Multiply secures $9.5M to rebuild B2B advertising
As traditional B2B advertising struggles to keep pace with the rise of generative AI and shifting privacy rules, San Francisco–based startup Multiply has raised a reported $9.5 million to overhaul how enterprise marketers create and optimise campaigns in the ChatGPT era.
The funding, led by early-stage investors focused on AI-native SaaS, will fuel product development and go-to-market efforts aimed at brands frustrated with stagnant performance on legacy B2B ad platforms. The company positions itself as an operating system for demand generation teams, replacing disjointed tools and manual workflows with a single, intelligent layer.
Tackling “decaying” B2B ad performance
Many B2B marketers report rising customer acquisition costs, weaker conversion rates and growing difficulty in targeting decision-makers as cookies disappear and platforms tighten data access. Multiply argues that the underlying issue is structural: campaigns are still being planned, written and optimised with processes designed for a pre-AI, pre-privacy-reform web.
The startup’s platform uses AI algorithms to generate, test and iterate creative, landing pages and messaging across channels such as LinkedIn, search and programmatic display. Rather than relying on static quarterly planning, it promises continuous experimentation, feeding real-time performance signals back into models that adapt copy, offers and audience segments automatically.

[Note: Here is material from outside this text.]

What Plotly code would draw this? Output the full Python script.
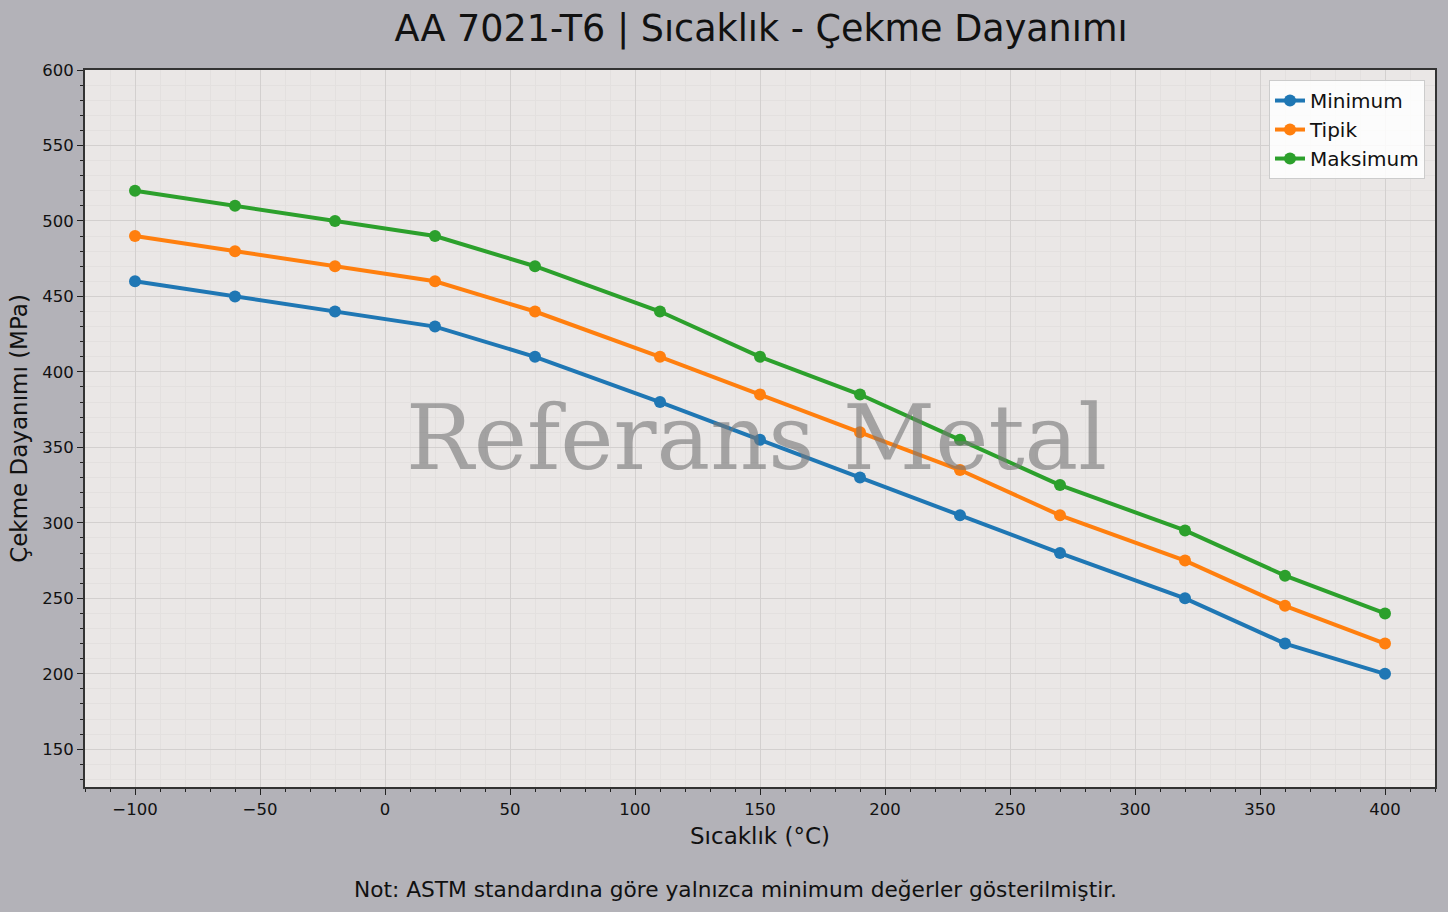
import plotly.graph_objects as go

# Sıcaklık noktaları (°C) ve çekme dayanımı değerleri (MPa)
sicaklik = [-100, -60, -20, 20, 60, 110, 150, 190, 230, 270, 320, 360, 400]
minimum = [460, 450, 440, 430, 410, 380, 355, 330, 305, 280, 250, 220, 200]
tipik = [490, 480, 470, 460, 440, 410, 385, 360, 335, 305, 275, 245, 220]
maksimum = [520, 510, 500, 490, 470, 440, 410, 385, 355, 325, 295, 265, 240]

seriler = ["Minimum", "Tipik", "Maksimum"]
renkler = ["#1f77b4", "#ff7f0e", "#2ca02c"]


def do_plot():
    fig = go.Figure()

    for name, values, color in zip(seriler, [minimum, tipik, maksimum], renkler):
        fig.add_scatter(x=sicaklik, y=values, name=name, mode="lines+markers",
                        line=dict(color=color, width=4),
                        marker=dict(color=color, size=12))

    grid_major = "#d3d0cf"
    grid_minor = "#e3e0df"
    axis_common = dict(
        showline=True, linecolor="#333333", linewidth=2, mirror=True,
        ticks="outside", ticklen=6, tickwidth=1.3, tickcolor="#222222",
        showgrid=True, gridcolor=grid_major, gridwidth=1.2,
        zeroline=False, tickfont=dict(size=16.5, color="#111111"),
        title_font=dict(size=23, color="#111111"),
    )

    fig.update_xaxes(range=[-120, 420], dtick=50, title_text="Sıcaklık (°C)",
                     title_standoff=10,
                     minor=dict(dtick=10, ticks="outside", ticklen=3, tickcolor="#222222",
                                showgrid=True, gridcolor=grid_minor, gridwidth=0.6),
                     **axis_common)
    fig.update_yaxes(range=[125, 600], dtick=50, title_text="Çekme Dayanımı (MPa)",
                     title_standoff=8,
                     minor=dict(dtick=10, ticks="outside", ticklen=3, tickcolor="#222222",
                                showgrid=True, gridcolor=grid_minor, gridwidth=0.6),
                     **axis_common)

    # Filigran
    fig.add_annotation(text="Referans Metal", x=0.4975, y=0.487, xref="paper", yref="paper",
                       showarrow=False,
                       font=dict(family="DejaVu Serif", size=90, color="rgba(120,120,120,0.62)"))

    # Not
    fig.add_annotation(text="Not: ASTM standardına göre yalnızca minimum değerler gösterilmiştir.",
                       x=0.482, y=-0.143, xref="paper", yref="paper", showarrow=False,
                       yanchor="middle", font=dict(size=21.7, color="#111111"))

    fig.update_layout(
        width=1448, height=912,
        title=dict(text="AA 7021-T6 | Sıcaklık - Çekme Dayanımı", x=0.5256, xanchor="center",
                   y=0.969, yanchor="middle", font=dict(size=36.5, color="#111111")),
        font=dict(family="DejaVu Sans", color="#111111"),
        paper_bgcolor="#b3b2b8", plot_bgcolor="#eae7e6",
        margin=dict(l=85, r=11, t=70, b=125),
        legend=dict(x=0.9926, y=0.986, xanchor="right", yanchor="top",
                    bgcolor="rgba(255,255,255,0.85)", bordercolor="#cccccc", borderwidth=1,
                    font=dict(size=20, color="#111111")),
    )

    # tarayıcının varsayılan sayfa kenar boşluğunu kaldır
    fig.write_html("out.html", config={"displayModeBar": False},
                   post_script="document.body.style.margin = '0';")


if __name__ == "__main__":
    do_plot()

Built for the ChatGPT and privacy-first era
Unlike generic content tools built on public large language models, Multiply is pitching an enterprise-grade stack: marketers can connect their own CRM, product and performance data to train secure, account-specific models. This is designed to respect tightening data protection and consent requirements while still enabling personalisation at scale.
Industry analysts say the opportunity is significant. B2B advertising is a multibillion-dollar market, yet many teams still rely on spreadsheets, manual reporting and fragmented analytics. If platforms like Multiply can prove that AI-driven orchestration reliably delivers more qualified pipeline with fewer wasted impressions, they are likely to become core infrastructure for growth-focused enterprises.
With fresh capital in hand, Multiply now faces the challenge of turning its vision into measurable uplift for demanding B2B marketers who have heard many promises about AI—but are still waiting for consistent, defensible results.